Intuitively I would also say that the list of invariant subspaces of $M$ would be: $$ \left\langle \begin{pmatrix} 2\\ 0\\ 0\\ 0 \end{pmatrix}, \begin{pmatrix} 2\\ 1\\ 0\\ 0 \end{pmatrix} \right\rangle, \quad \left\langle \begin{pmatrix} 0\\ 0\\ 2\\ 0 \end{pmatrix}, \begin{pmatrix} 0\\ 0\\ 2\\ 1 \end{pmatrix} \right\rangle, $$ and then any combination of the "eigenspaces" $$ \begin{pmatrix} 1\\ 0\\ 0\\ 0 \end{pmatrix}, \begin{pmatrix} 0\\ 0\\ 1\\ 0 \end{pmatrix}. $$ And then of course $\mathbb{R}^{4}$ and $0$.
Am I correct? If not, is there any way of finding the eigenspaces and invariant subspaces of $M$ from the Jordan normal form $J$.
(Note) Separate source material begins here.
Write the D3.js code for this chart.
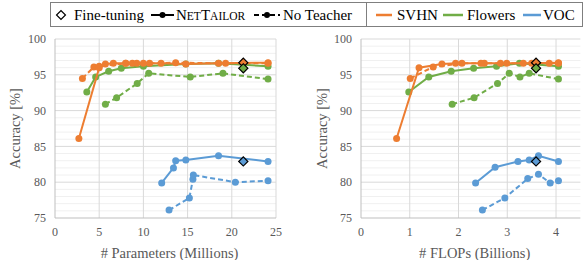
<!DOCTYPE html>
<html><head><meta charset="utf-8">
<script src="https://cdn.jsdelivr.net/npm/d3@7"></script>
<style>body{margin:0;background:#fff}svg{display:block}</style>
</head><body>
<script>
// ---------- DATA ----------
// Left panel: # Parameters (Millions)
const svhnNetParams   = [2.7, 5.0, 5.7, 6.6, 8.0, 8.75, 9.25, 10.0, 12.0, 14.8, 18.5, 24.1];
const svhnNetParamsAcc= [86.1, 96.0, 96.5, 96.6, 96.6, 96.6, 96.6, 96.6, 96.6, 96.5, 96.6, 96.7];
const svhnNoParams    = [3.1, 4.4, 5.0, 8.0, 10.7, 13.65, 19.3, 24.1];
const svhnNoParamsAcc = [94.5, 96.1, 96.2, 96.6, 96.6, 96.7, 96.6, 96.6];
const flwNetParams    = [3.6, 4.6, 6.07, 7.5, 10.0, 14.8, 18.5, 24.1];
const flwNetParamsAcc = [92.6, 94.7, 95.5, 95.9, 96.2, 96.5, 96.6, 96.2];
const flwNoParams     = [5.7, 6.97, 9.3, 10.6, 15.3, 19.0, 24.1];
const flwNoParamsAcc  = [90.9, 91.8, 93.8, 95.2, 94.7, 95.2, 94.4];
const vocNetParams    = [12.07, 13.4, 13.65, 14.8, 18.5, 24.1];
const vocNetParamsAcc = [79.9, 82.0, 83.0, 83.1, 83.7, 82.9];
const vocNoParams     = [12.9, 15.2, 15.6, 15.65, 20.4, 24.1];
const vocNoParamsAcc  = [76.1, 77.8, 80.4, 81.0, 80.0, 80.2];
const ftParams        = [21.3, 21.3, 21.3];
const ftAcc           = [96.7, 95.9, 82.9];

// Right panel: # FLOPs (Billions)
const svhnNetFlops    = [0.73, 1.19, 1.66, 1.94, 2.46, 2.86, 3.33, 4.05];
const svhnNetFlopsAcc = [86.1, 96.0, 96.5, 96.6, 96.6, 96.6, 96.6, 96.7];
const svhnNoFlops     = [1.01, 1.48, 2.07, 2.53, 2.99, 3.5, 3.86, 4.05];
const svhnNoFlopsAcc  = [94.5, 96.1, 96.6, 96.6, 96.6, 96.6, 96.6, 96.6];
const flwNetFlops     = [0.98, 1.39, 1.85, 2.31, 2.78, 3.25, 4.05];
const flwNetFlopsAcc  = [92.6, 94.7, 95.5, 95.9, 96.2, 96.6, 96.2];
const flwNoFlops      = [1.87, 2.32, 2.8, 3.04, 3.26, 3.45, 4.05];
const flwNoFlopsAcc   = [90.9, 91.8, 93.8, 95.2, 94.7, 95.2, 94.4];
const vocNetFlops     = [2.35, 2.75, 3.22, 3.45, 3.64, 4.05];
const vocNetFlopsAcc  = [79.9, 82.1, 82.9, 83.1, 83.7, 82.9];
const vocNoFlops      = [2.49, 2.95, 3.42, 3.64, 3.88, 4.05];
const vocNoFlopsAcc   = [76.1, 77.8, 80.5, 81.1, 79.9, 80.2];
const ftFlops         = [3.59, 3.59, 3.59];
const ftFlopsAcc      = [96.7, 95.9, 82.9];

const datasets = ["SVHN", "Flowers", "VOC"];
const colors = ["#ED7D31", "#70AD47", "#5B9BD5"];
const yTicks = [75, 80, 85, 90, 95, 100];
const xTicksParams = [0, 5, 10, 15, 20, 25];
const xTicksFlops = [0, 1, 2, 3, 4];
const xTitles = ["# Parameters (Millions)", "# FLOPs (Billions)"];
const yTitle = "Accuracy [%]";

// ---------- DRAW ----------
const W = 585, H = 260;
const svg = d3.select("body").append("svg").attr("width", W).attr("height", H);
const serif = "'Liberation Serif','Times New Roman',serif";
const zip = (a, b) => a.map((v, i) => [v, b[i]]);

const panels = [
  { x0: 55, x1: 276, domain: [0, 25], ticks: xTicksParams, title: xTitles[0], ytx: 15,
    net: [zip(svhnNetParams, svhnNetParamsAcc), zip(flwNetParams, flwNetParamsAcc), zip(vocNetParams, vocNetParamsAcc)],
    no:  [zip(svhnNoParams, svhnNoParamsAcc), zip(flwNoParams, flwNoParamsAcc), zip(vocNoParams, vocNoParamsAcc)],
    ft:  zip(ftParams, ftAcc) },
  { x0: 361, x1: 580.4, domain: [0, 4.5], ticks: xTicksFlops, title: xTitles[1], ytx: 322,
    net: [zip(svhnNetFlops, svhnNetFlopsAcc), zip(flwNetFlops, flwNetFlopsAcc), zip(vocNetFlops, vocNetFlopsAcc)],
    no:  [zip(svhnNoFlops, svhnNoFlopsAcc), zip(flwNoFlops, flwNoFlopsAcc), zip(vocNoFlops, vocNoFlopsAcc)],
    ft:  zip(ftFlops, ftFlopsAcc) }
];

const y = d3.scaleLinear().domain([75, 100]).range([218, 39]);

panels.forEach(p => {
  const x = d3.scaleLinear().domain(p.domain).range([p.x0, p.x1]);
  const g = svg.append("g");
  // minor horizontal gridlines
  g.selectAll(".minor").data(d3.range(76, 100).filter(v => v % 5 !== 0)).join("line")
    .attr("x1", p.x0).attr("x2", p.x1).attr("y1", d => y(d)).attr("y2", d => y(d))
    .attr("stroke", "#f0f0f0").attr("stroke-width", 1);
  // major horizontal gridlines
  g.selectAll(".major").data(yTicks.filter(v => v > 75)).join("line")
    .attr("x1", p.x0).attr("x2", p.x1).attr("y1", d => y(d)).attr("y2", d => y(d))
    .attr("stroke", "#d9d9d9").attr("stroke-width", 1);
  // vertical gridlines
  g.selectAll(".vg").data(p.ticks.filter(v => v > 0)).join("line")
    .attr("x1", d => x(d)).attr("x2", d => x(d)).attr("y1", y(100)).attr("y2", y(75))
    .attr("stroke", "#d9d9d9").attr("stroke-width", 1);
  // axes lines
  g.append("line").attr("x1", p.x0).attr("x2", p.x1).attr("y1", y(75)).attr("y2", y(75)).attr("stroke", "#bfbfbf");
  g.append("line").attr("x1", p.x0).attr("x2", p.x0).attr("y1", y(100)).attr("y2", y(75)).attr("stroke", "#bfbfbf");
  // tick labels
  g.selectAll(".yl").data(yTicks).join("text")
    .attr("x", p.x0 - 9).attr("y", d => y(d)).attr("dy", "0.35em").attr("text-anchor", "end")
    .attr("font-family", serif).attr("font-size", 12).attr("fill", "#595959").text(d => d);
  g.selectAll(".xl").data(p.ticks).join("text")
    .attr("x", d => x(d)).attr("y", 232).attr("dy", "0.35em").attr("text-anchor", "middle")
    .attr("font-family", serif).attr("font-size", 12).attr("fill", "#595959").text(d => d);
  // titles
  g.append("text").attr("x", (p.x0 + (p.domain[1] === 25 ? p.x1 : x(4.5))) / 2 + 4).attr("y", 253).attr("dy", "0.35em")
    .attr("text-anchor", "middle").attr("font-family", serif).attr("font-size", 14.5).attr("fill", "#595959").text(p.title);
  g.append("text").attr("transform", `translate(${p.ytx},${y(87.5)}) rotate(-90)`).attr("dy", "0.35em")
    .attr("text-anchor", "middle").attr("font-family", serif).attr("font-size", 14.5).attr("fill", "#595959").text(yTitle);

  const line = d3.line().x(d => x(d[0])).y(d => y(d[1]));
  // draw order: VOC, Flowers, SVHN
  [2, 1, 0].forEach(i => {
    g.append("path").datum(p.no[i]).attr("d", line).attr("fill", "none")
      .attr("stroke", colors[i]).attr("stroke-width", 2).attr("stroke-dasharray", "5,3");
    g.selectAll(null).data(p.no[i]).join("circle")
      .attr("cx", d => x(d[0])).attr("cy", d => y(d[1])).attr("r", 3.5).attr("fill", colors[i]);
    g.append("path").datum(p.net[i]).attr("d", line).attr("fill", "none")
      .attr("stroke", colors[i]).attr("stroke-width", 2);
    g.selectAll(null).data(p.net[i]).join("circle")
      .attr("cx", d => x(d[0])).attr("cy", d => y(d[1])).attr("r", 3.5).attr("fill", colors[i]);
  });
  // fine-tuning diamonds
  const dia = d3.symbol().type(d3.symbolDiamond2 || d3.symbolDiamond).size(60);
  g.selectAll(null).data(p.ft.map((d, i) => ({ d, i }))).join("path")
    .attr("d", d3.symbol().type(d3.symbolSquare).size(42))
    .attr("transform", o => `translate(${x(o.d[0])},${y(o.d[1])}) rotate(45)`)
    .attr("fill", o => colors[o.i]).attr("stroke", "#000").attr("stroke-width", 1.2);
});

// ---------- LEGEND ----------
const lg = svg.append("g");
lg.append("rect").attr("x", 50.5).attr("y", 2.5).attr("width", 532).attr("height", 24)
  .attr("fill", "#fff").attr("stroke", "#7f7f7f").attr("stroke-width", 1);
lg.append("line").attr("x1", 366.5).attr("x2", 366.5).attr("y1", 2.5).attr("y2", 26.5).attr("stroke", "#7f7f7f");
const ly = 15;
const tx = (x, s) => lg.append("text").attr("x", x).attr("y", ly).attr("dy", "0.35em")
  .attr("font-family", serif).attr("font-size", 15).attr("fill", "#000").text(s);
// diamond
lg.append("path").attr("d", d3.symbol().type(d3.symbolSquare).size(40))
  .attr("transform", `translate(61,${ly}) rotate(45)`).attr("fill", "#fff").attr("stroke", "#000").attr("stroke-width", 1.2);
tx(74, "Fine-tuning");
lg.append("line").attr("x1", 151).attr("x2", 174).attr("y1", ly).attr("y2", ly).attr("stroke", "#000").attr("stroke-width", 2);
lg.append("circle").attr("cx", 162.5).attr("cy", ly).attr("r", 3).attr("fill", "#000");
const nt = lg.append("text").attr("x", 176).attr("y", ly).attr("dy", "0.35em")
  .attr("font-family", serif).attr("font-size", 15).attr("fill", "#000");
nt.append("tspan").text("N");
nt.append("tspan").attr("font-size", 11.5).text("ET");
nt.append("tspan").text("T");
nt.append("tspan").attr("font-size", 11.5).text("AILOR");
lg.append("line").attr("x1", 254).attr("x2", 280).attr("y1", ly).attr("y2", ly).attr("stroke", "#000").attr("stroke-width", 2).attr("stroke-dasharray", "5,3");
lg.append("circle").attr("cx", 267).attr("cy", ly).attr("r", 3).attr("fill", "#000");
tx(283, "No Teacher");
const items = [[376, 392, 397], [443, 463, 467], [523, 541, 543]];
datasets.forEach((d, i) => {
  lg.append("line").attr("x1", items[i][0]).attr("x2", items[i][1]).attr("y1", ly).attr("y2", ly)
    .attr("stroke", colors[i]).attr("stroke-width", 2.5);
  tx(items[i][2], d);
});
</script>
</body></html>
You're right: the eigenvectors are indeed ${}^{\mathrm t\mkern-1mu}(0,0, 1,0)$ and ${}^{\mathrm t\mkern-1mu}(1,0, 0,0)$, BUT when their coordinates are calculated in the new (Jordan) basis. To have their coordinates in the standard basis, just apply the change of basis matrix $P$. This means the eigenvectors are simply the 1st and 3rd columns of $P$.
Similarly for the generators of the invariant subspaces.